WML heeft een verklaring voor recht gevorderd dat de koopovereenkomst en daaropvolgende leveringsakte nietig zijn, althans vernietigd zijn, althans gevorderd dat zij bij vonnis worden vernietigd. Voorts heeft zij uit hoofde van nietigheid, vernietiging of schadevergoeding gevorderd om ingevolge art. 3:299 BW gemachtigd te worden over te gaan tot teruglevering van de nog in bezit van Mutualis zijnde (gekochte) percelen dan wel Mutualis onder verbeurte van dwangsommen te bevelen aan die teruglevering mee te werken.
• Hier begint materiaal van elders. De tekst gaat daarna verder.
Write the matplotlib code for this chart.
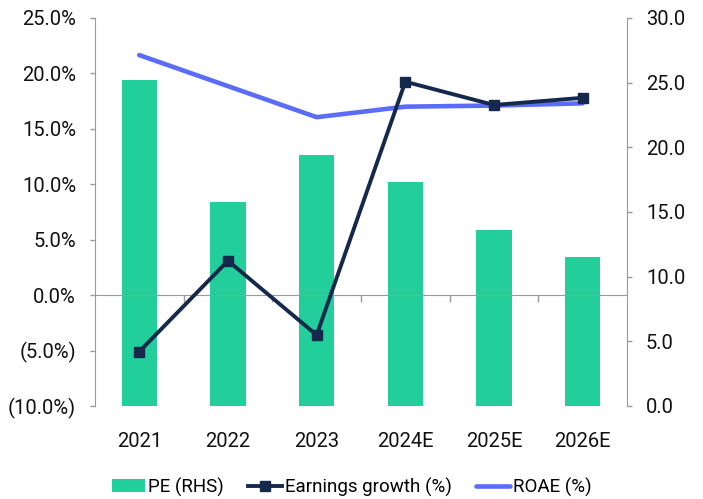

Voorts heeft WML betaling gevorderd van € 124.497, zijnde het saldo van de opbrengst van de door Mutualis doorverkochte percelen (€ 239.500) verminderd met de (door WML ontvangen) koopsom voor de 21 percelen ad € 115.003, vermeerderd met wettelijke rente.
Mutualis heeft in eerste aanleg de vorderingen bestreden. Zij heeft gesteld dat de transactie volstrekt zakelijk en eerlijk is verlopen, dat [manager registergoederen] behoorlijk en afdoende gevolmachtigd was om de zaken te verkopen en te leveren, en dat er van fraude, benadeling of enige andere onregelmatigheid geen sprake was.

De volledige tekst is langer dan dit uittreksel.